IT’S ALL change for the City in the traditional sense this week, with the annual election of the Lord Mayor taking place later on today.

As is the way with these things, the result of the “election” is almost a foregone conclusion before it’s even begun, since the City of London’s senatorial group, the Court of Aldermen, has already published its favoured candidate – this year, Alderman Michael Bear.

Bear, currently working as a regeneration director at property group Hammerson, is up against David Wootton and Roger Gifford in the election, which, as you’d expect, takes the form of a drawn-out ceremonial process. The candidates are required to parade before the gathered liverymen, who then vote on them via the time-honoured tradition of calling out.

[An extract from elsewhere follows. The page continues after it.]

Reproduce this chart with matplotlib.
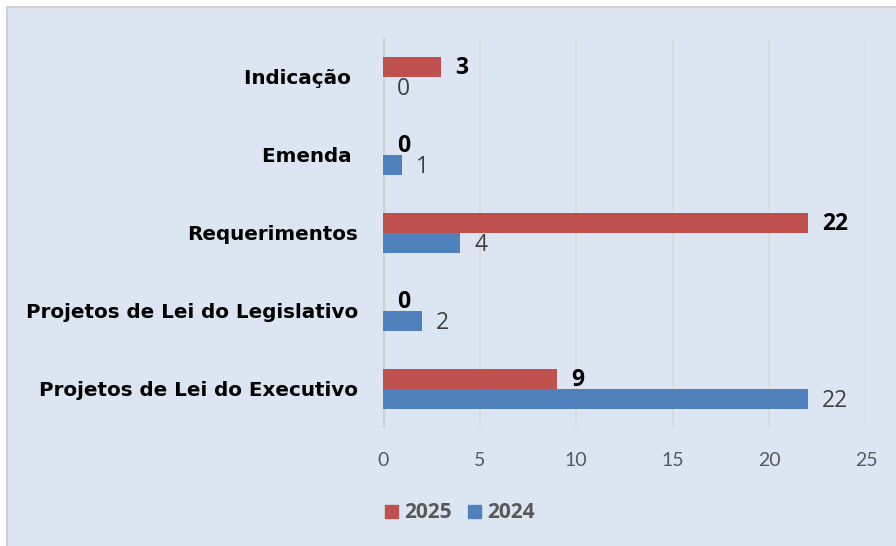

Yesterday, the future hopefuls for the position also got their stint in the limelight after Alderman Fiona Woolf and Richard Sermon took over as the two new Sheriffs of London. In that role, they’re tasked with supporting the Lord Mayor in promoting the Square Mile and wider UK financial services sector – a role either might take up in earnest in the future, since only those who have previously served as a sheriff can become Lord Mayor.

Woolf, a high-flying lawyer at CMS Cameron McKenna, would be in scant company if she does eventually manage that feat – there has only ever been one woman Lord Mayor, Dame Mary Donaldson, elected in 1983.

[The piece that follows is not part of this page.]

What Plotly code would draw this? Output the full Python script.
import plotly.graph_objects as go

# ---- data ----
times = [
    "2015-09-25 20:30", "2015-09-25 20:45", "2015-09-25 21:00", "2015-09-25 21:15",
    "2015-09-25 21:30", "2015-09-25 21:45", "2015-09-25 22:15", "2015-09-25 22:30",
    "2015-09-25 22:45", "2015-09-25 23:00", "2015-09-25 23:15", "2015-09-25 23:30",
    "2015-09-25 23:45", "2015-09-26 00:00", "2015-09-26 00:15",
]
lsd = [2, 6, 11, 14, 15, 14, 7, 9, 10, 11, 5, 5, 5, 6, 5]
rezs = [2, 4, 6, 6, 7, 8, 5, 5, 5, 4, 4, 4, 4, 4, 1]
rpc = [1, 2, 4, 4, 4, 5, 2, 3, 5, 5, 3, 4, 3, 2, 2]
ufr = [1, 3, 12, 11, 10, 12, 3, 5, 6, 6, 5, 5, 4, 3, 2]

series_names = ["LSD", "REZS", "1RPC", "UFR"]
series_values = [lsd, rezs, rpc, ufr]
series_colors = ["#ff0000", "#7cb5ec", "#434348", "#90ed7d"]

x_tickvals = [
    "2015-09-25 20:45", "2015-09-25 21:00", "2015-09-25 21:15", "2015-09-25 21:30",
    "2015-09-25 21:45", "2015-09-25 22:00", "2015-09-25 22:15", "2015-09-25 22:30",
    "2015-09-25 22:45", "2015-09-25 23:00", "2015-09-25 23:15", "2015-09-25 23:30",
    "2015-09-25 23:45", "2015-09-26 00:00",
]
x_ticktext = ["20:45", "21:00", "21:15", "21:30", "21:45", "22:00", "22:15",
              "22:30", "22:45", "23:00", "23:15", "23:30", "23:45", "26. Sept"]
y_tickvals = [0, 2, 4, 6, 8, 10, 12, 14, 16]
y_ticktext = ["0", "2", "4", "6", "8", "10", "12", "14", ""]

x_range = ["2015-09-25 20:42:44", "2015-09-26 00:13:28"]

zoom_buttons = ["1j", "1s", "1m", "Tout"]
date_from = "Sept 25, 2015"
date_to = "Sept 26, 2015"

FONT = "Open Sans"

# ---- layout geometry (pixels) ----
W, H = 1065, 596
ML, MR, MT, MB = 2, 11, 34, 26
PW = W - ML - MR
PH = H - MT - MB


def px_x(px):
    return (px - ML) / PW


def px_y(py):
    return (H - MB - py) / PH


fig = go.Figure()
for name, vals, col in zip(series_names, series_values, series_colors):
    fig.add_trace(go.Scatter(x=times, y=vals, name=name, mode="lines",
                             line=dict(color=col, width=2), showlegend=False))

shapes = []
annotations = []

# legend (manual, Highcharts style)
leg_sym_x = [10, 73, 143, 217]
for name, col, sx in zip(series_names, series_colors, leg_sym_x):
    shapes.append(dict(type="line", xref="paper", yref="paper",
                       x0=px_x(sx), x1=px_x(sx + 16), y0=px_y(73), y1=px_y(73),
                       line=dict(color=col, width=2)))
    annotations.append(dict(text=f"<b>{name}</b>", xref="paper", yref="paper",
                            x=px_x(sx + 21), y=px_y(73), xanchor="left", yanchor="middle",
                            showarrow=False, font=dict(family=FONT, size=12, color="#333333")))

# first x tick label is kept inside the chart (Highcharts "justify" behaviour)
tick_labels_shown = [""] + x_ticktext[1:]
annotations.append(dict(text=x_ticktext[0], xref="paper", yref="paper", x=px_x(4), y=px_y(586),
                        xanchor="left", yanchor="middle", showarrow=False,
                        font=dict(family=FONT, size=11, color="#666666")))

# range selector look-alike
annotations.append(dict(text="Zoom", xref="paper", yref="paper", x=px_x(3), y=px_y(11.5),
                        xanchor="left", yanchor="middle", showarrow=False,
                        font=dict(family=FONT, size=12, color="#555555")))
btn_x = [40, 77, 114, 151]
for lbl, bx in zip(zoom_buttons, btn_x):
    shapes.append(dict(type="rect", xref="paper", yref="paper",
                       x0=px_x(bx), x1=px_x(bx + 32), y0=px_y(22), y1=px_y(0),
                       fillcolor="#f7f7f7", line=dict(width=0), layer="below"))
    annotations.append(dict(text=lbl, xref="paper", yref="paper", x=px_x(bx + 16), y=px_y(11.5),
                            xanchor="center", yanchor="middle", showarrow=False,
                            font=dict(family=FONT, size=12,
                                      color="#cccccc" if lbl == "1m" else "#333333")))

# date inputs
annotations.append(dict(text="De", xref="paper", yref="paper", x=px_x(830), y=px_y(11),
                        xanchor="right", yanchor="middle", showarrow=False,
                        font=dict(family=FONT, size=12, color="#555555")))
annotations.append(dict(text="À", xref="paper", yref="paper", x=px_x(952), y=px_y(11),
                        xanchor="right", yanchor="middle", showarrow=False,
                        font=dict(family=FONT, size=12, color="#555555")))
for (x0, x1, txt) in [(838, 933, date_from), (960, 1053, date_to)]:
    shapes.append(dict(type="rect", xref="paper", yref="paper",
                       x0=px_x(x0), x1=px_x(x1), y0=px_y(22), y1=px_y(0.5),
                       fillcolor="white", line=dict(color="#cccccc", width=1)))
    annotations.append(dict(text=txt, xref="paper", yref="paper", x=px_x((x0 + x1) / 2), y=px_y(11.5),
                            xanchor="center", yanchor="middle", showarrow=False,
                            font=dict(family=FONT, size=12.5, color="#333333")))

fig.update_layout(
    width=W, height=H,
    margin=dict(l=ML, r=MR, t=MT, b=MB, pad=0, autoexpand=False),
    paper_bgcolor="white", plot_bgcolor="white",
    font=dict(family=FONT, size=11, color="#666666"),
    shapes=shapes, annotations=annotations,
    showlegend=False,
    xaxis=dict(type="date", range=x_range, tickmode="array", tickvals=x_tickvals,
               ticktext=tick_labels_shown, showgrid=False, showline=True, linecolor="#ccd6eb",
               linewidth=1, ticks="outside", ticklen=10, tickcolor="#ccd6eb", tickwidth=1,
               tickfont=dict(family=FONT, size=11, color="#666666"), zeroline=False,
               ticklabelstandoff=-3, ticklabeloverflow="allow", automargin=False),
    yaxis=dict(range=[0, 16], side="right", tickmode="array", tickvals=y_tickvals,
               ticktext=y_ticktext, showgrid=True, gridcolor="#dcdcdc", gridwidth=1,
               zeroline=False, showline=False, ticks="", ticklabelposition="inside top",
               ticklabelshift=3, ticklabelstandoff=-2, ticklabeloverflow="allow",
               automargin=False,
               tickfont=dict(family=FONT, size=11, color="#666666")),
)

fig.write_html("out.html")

Oysters may be delicious, but as anyone who’s ever tried will know, the slippery little blighters are a devil to open up.

That’s why Green’s restaurant on Cornhill is challenging City workers to get stuck in at its first ever amateur Oyster Opening Championships this evening – with a bottle of champagne and £200 dinner voucher as the star prize.

Tickets to the event – where competitors need to open and present 12 oysters as fast as possible, having been given “training” beforehand – cost £14.50, including a glass of wine or beer, canapés and three oysters. May the best man – or woman – win.

Speaking of competitions, there was a scramble to take a peek yesterday as the candidates for the latest series of the BBC’s Apprentice were revealed. The hopefuls, who are out to impress Alan, Lord Sugar, long-time adviser Nick Hewer and West Ham vice-chairman Karren Brady in the sixth series of the show, are a diverse bunch.

They include a former Royal Marine, Christopher Farrell; the youngest ever candidate, 21-year-old entrepreneur Stuart Baggs; a former PR executive, Alex Epstein; and three past and present investment bankers, including ex-JP Morgan staffer Chris Bates.

The financial world’s providing a lucrative spell for Hollywood at the moment, what with Wall Street 2: Money Never Sleeps and the upcoming Client 9: The Rise and Fall of Eliot Spitzer, coming to screens in November.

The former New York governor’s fall from grace is documented in all its lurid glory, from his war on Wall Street to the sudden revelation of his dalliances with high-class hookers. (“When you’re sending a girl for $30,000 a night, it doesn’t feel like prostitution,” says one representative of the agency Spitzer used, in the trailer which has just been released on the internet.) Book your cinema date, pronto...

A gruesome-looking photograph lands on The Capitalist’s desk, showing a man with his shirt covered in blood, sporting an impressive bruise across his left eye. I hear the poor chap wasn’t the victim of a ruthless street gang, though, but a cricket ball – Alastair Clayton, a director of gold company Ortac Resources, had been playing for Hanson Capital chief investment officer Edward Collins’ team in a tournament in the South of France when a rogue delivery hit him in the face.

Fortunately, our man wasn’t seriously harmed – and went on to hit a four off the last ball of the semi-final to win the game for the team. What a trooper.